L’exercice est louable, dans un contexte où les producteurs veulent rejoindre un large public à l’extérieur des frontières du Québec. Mais ces modifications ralentissent le rythme et nous tiennent à distance des émotions brutes des Belles-Sœurs, à l’occasion.
Germaine Lauzon / Photo par André Lanthier
Qu’à cela ne tienne, le public reste captivé par les interprètes de haut calibre du musical. Astrid Wan Wieren (Germaine Lauzon), Geneviève Leclerc (Pierrette Guérin), Lili Connor (Des-Neiges Verrette), Élise Cormier (Linda Lauzon) et Lisa Horner (Lisette de Courval) sont de grandes chanteuses, en plus de posséder un véritable talent pour le jeu. Drôles, touchantes, nuancées et pleinement investies, elles offrent plusieurs moments magiques.

Quiconque est familier avec le style vocal des comédies musicales remarquera que les actrices-chanteuses sont parfaitement alignées avec les exigences du genre.

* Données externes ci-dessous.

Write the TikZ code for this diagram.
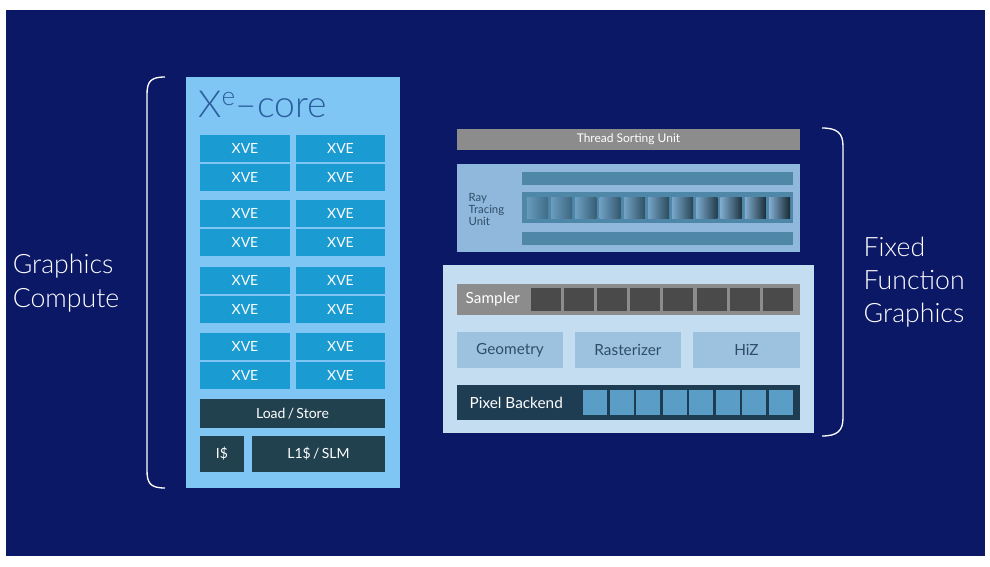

On salue d’ailleurs leur capacité à marier leurs capacités chansonnières fort soutenues à la langue ouvrière de leurs personnages, qui impose un relâchement dans l’articulation et dans la gestion de leur voix, d’un point de vue morphologique.

Maladroite fin à l’américaine
Au lieu de terminer sur la déconvenue de Germaine Lauzon, qui n’accepte pas le réconfort de sa sœur Pierrette, les créateurs ont ajouté une chanson dans laquelle Germaine s’en prend à Sainte-Thérèse et aux timbres-primes, en tenant la main de sa fille et de sa «disgrâce» de sœur: sorte de catharsis anti-clergé et anti-matérialisme évoquant le concept du self-made-man de nos voisins du Sud. Les puristes avaleront mal cette finale. Mais le spectateur qui découvre les Belles Sœurs a toutes les raisons de tomber en amour avec elles.